[start SOURCE EXCERPT]
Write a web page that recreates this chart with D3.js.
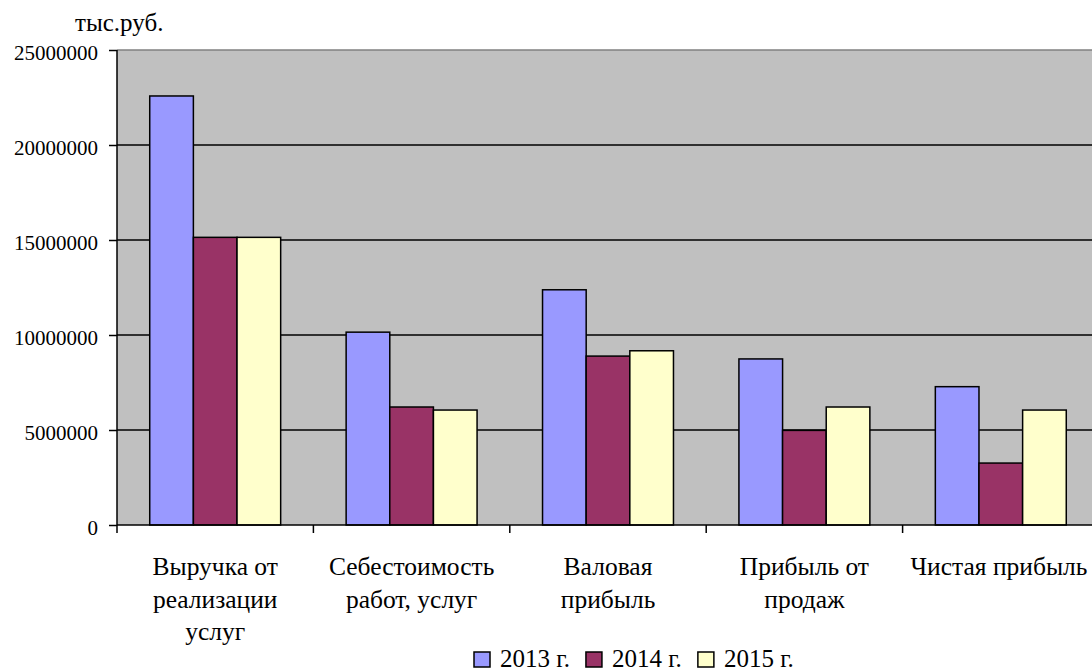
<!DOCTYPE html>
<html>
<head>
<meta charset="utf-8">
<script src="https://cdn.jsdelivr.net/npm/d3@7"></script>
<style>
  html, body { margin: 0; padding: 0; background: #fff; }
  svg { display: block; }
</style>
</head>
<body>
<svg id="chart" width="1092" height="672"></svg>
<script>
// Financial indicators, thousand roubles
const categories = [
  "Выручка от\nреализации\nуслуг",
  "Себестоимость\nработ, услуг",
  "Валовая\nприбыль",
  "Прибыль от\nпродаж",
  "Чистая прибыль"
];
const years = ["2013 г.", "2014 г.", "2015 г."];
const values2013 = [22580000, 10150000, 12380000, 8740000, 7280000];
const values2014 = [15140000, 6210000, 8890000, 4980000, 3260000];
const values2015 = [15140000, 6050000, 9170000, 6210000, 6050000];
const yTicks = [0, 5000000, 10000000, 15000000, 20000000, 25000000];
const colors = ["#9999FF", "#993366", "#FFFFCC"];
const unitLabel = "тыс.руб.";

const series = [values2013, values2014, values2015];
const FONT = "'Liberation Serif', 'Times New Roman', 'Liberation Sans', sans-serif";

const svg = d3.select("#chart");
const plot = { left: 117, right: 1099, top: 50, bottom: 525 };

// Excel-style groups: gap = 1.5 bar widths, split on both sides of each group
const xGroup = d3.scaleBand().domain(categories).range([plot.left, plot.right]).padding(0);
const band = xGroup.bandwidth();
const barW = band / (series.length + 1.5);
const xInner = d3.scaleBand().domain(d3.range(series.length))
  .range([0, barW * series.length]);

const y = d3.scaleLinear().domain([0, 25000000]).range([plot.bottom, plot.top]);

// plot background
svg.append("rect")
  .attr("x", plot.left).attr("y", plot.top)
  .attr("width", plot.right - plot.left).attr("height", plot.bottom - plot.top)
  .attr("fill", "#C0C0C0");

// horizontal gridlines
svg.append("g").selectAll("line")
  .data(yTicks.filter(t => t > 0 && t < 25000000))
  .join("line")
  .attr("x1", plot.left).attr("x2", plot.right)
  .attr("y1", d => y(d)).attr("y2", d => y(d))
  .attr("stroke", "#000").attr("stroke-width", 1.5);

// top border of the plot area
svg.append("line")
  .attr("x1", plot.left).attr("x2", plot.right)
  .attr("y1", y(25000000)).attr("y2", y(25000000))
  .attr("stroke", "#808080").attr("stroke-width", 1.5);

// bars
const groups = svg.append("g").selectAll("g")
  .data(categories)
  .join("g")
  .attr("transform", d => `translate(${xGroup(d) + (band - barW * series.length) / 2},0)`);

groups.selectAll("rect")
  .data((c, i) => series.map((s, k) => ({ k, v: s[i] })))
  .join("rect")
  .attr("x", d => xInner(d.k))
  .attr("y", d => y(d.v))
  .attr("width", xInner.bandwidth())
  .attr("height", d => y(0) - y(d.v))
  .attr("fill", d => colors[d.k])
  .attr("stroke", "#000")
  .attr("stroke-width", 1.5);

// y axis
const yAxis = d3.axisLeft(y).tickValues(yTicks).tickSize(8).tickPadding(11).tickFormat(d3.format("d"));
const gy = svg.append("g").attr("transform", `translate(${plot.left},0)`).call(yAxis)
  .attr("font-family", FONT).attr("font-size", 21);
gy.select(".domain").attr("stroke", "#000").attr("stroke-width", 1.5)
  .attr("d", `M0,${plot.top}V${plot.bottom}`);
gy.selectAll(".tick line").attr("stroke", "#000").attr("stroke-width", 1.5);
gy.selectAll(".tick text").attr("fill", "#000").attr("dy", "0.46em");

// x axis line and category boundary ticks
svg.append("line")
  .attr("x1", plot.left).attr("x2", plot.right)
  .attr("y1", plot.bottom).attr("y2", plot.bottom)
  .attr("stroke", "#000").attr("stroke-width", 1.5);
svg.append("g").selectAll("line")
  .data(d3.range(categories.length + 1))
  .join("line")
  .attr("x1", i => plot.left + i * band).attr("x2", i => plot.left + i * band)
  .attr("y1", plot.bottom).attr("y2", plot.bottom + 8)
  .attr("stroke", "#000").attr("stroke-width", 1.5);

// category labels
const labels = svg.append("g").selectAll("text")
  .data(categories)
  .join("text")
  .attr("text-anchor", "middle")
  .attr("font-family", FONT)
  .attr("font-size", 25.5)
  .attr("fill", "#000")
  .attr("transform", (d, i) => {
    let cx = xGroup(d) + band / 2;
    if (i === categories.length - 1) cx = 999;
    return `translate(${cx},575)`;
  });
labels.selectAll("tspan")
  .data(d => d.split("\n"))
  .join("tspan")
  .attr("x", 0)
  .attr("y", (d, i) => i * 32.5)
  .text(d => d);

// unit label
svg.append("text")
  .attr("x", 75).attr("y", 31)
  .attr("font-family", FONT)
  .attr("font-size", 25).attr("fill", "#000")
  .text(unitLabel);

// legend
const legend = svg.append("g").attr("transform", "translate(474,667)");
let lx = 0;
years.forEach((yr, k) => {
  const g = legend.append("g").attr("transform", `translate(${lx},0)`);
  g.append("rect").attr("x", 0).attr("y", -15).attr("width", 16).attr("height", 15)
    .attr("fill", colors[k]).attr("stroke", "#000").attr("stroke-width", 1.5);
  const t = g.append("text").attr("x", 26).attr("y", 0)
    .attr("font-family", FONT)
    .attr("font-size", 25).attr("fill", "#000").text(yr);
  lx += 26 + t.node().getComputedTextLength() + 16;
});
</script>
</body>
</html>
[end SOURCE EXCERPT]
**AIM OF THE TASK:** Do not include the images; transcribe the rest of the listing exactly.

**EXERCISE ANSWER:**
Write a web page that recreates this chart with D3.js.
<!DOCTYPE html>
<html>
<head>
<meta charset="utf-8">
<script src="https://cdn.jsdelivr.net/npm/d3@7"></script>
<style>
  html, body { margin: 0; padding: 0; background: #fff; }
  svg { display: block; }
</style>
</head>
<body>
<svg id="chart" width="1092" height="672"></svg>
<script>
// Financial indicators, thousand roubles
const categories = [
  "Выручка от\nреализации\nуслуг",
  "Себестоимость\nработ, услуг",
  "Валовая\nприбыль",
  "Прибыль от\nпродаж",
  "Чистая прибыль"
];
const years = ["2013 г.", "2014 г.", "2015 г."];
const values2013 = [22580000, 10150000, 12380000, 8740000, 7280000];
const values2014 = [15140000, 6210000, 8890000, 4980000, 3260000];
const values2015 = [15140000, 6050000, 9170000, 6210000, 6050000];
const yTicks = [0, 5000000, 10000000, 15000000, 20000000, 25000000];
const colors = ["#9999FF", "#993366", "#FFFFCC"];
const unitLabel = "тыс.руб.";

const series = [values2013, values2014, values2015];
const FONT = "'Liberation Serif', 'Times New Roman', 'Liberation Sans', sans-serif";

const svg = d3.select("#chart");
const plot = { left: 117, right: 1099, top: 50, bottom: 525 };

// Excel-style groups: gap = 1.5 bar widths, split on both sides of each group
const xGroup = d3.scaleBand().domain(categories).range([plot.left, plot.right]).padding(0);
const band = xGroup.bandwidth();
const barW = band / (series.length + 1.5);
const xInner = d3.scaleBand().domain(d3.range(series.length))
  .range([0, barW * series.length]);

const y = d3.scaleLinear().domain([0, 25000000]).range([plot.bottom, plot.top]);

// plot background
svg.append("rect")
  .attr("x", plot.left).attr("y", plot.top)
  .attr("width", plot.right - plot.left).attr("height", plot.bottom - plot.top)
  .attr("fill", "#C0C0C0");

// horizontal gridlines
svg.append("g").selectAll("line")
  .data(yTicks.filter(t => t > 0 && t < 25000000))
  .join("line")
  .attr("x1", plot.left).attr("x2", plot.right)
  .attr("y1", d => y(d)).attr("y2", d => y(d))
  .attr("stroke", "#000").attr("stroke-width", 1.5);

// top border of the plot area
svg.append("line")
  .attr("x1", plot.left).attr("x2", plot.right)
  .attr("y1", y(25000000)).attr("y2", y(25000000))
  .attr("stroke", "#808080").attr("stroke-width", 1.5);

// bars
const groups = svg.append("g").selectAll("g")
  .data(categories)
  .join("g")
  .attr("transform", d => `translate(${xGroup(d) + (band - barW * series.length) / 2},0)`);

groups.selectAll("rect")
  .data((c, i) => series.map((s, k) => ({ k, v: s[i] })))
  .join("rect")
  .attr("x", d => xInner(d.k))
  .attr("y", d => y(d.v))
  .attr("width", xInner.bandwidth())
  .attr("height", d => y(0) - y(d.v))
  .attr("fill", d => colors[d.k])
  .attr("stroke", "#000")
  .attr("stroke-width", 1.5);

// y axis
const yAxis = d3.axisLeft(y).tickValues(yTicks).tickSize(8).tickPadding(11).tickFormat(d3.format("d"));
const gy = svg.append("g").attr("transform", `translate(${plot.left},0)`).call(yAxis)
  .attr("font-family", FONT).attr("font-size", 21);
gy.select(".domain").attr("stroke", "#000").attr("stroke-width", 1.5)
  .attr("d", `M0,${plot.top}V${plot.bottom}`);
gy.selectAll(".tick line").attr("stroke", "#000").attr("stroke-width", 1.5);
gy.selectAll(".tick text").attr("fill", "#000").attr("dy", "0.46em");

// x axis line and category boundary ticks
svg.append("line")
  .attr("x1", plot.left).attr("x2", plot.right)
  .attr("y1", plot.bottom).attr("y2", plot.bottom)
  .attr("stroke", "#000").attr("stroke-width", 1.5);
svg.append("g").selectAll("line")
  .data(d3.range(categories.length + 1))
  .join("line")
  .attr("x1", i => plot.left + i * band).attr("x2", i => plot.left + i * band)
  .attr("y1", plot.bottom).attr("y2", plot.bottom + 8)
  .attr("stroke", "#000").attr("stroke-width", 1.5);

// category labels
const labels = svg.append("g").selectAll("text")
  .data(categories)
  .join("text")
  .attr("text-anchor", "middle")
  .attr("font-family", FONT)
  .attr("font-size", 25.5)
  .attr("fill", "#000")
  .attr("transform", (d, i) => {
    let cx = xGroup(d) + band / 2;
    if (i === categories.length - 1) cx = 999;
    return `translate(${cx},575)`;
  });
labels.selectAll("tspan")
  .data(d => d.split("\n"))
  .join("tspan")
  .attr("x", 0)
  .attr("y", (d, i) => i * 32.5)
  .text(d => d);

// unit label
svg.append("text")
  .attr("x", 75).attr("y", 31)
  .attr("font-family", FONT)
  .attr("font-size", 25).attr("fill", "#000")
  .text(unitLabel);

// legend
const legend = svg.append("g").attr("transform", "translate(474,667)");
let lx = 0;
years.forEach((yr, k) => {
  const g = legend.append("g").attr("transform", `translate(${lx},0)`);
  g.append("rect").attr("x", 0).attr("y", -15).attr("width", 16).attr("height", 15)
    .attr("fill", colors[k]).attr("stroke", "#000").attr("stroke-width", 1.5);
  const t = g.append("text").attr("x", 26).attr("y", 0)
    .attr("font-family", FONT)
    .attr("font-size", 25).attr("fill", "#000").text(yr);
  lx += 26 + t.node().getComputedTextLength() + 16;
});
</script>
</body>
</html>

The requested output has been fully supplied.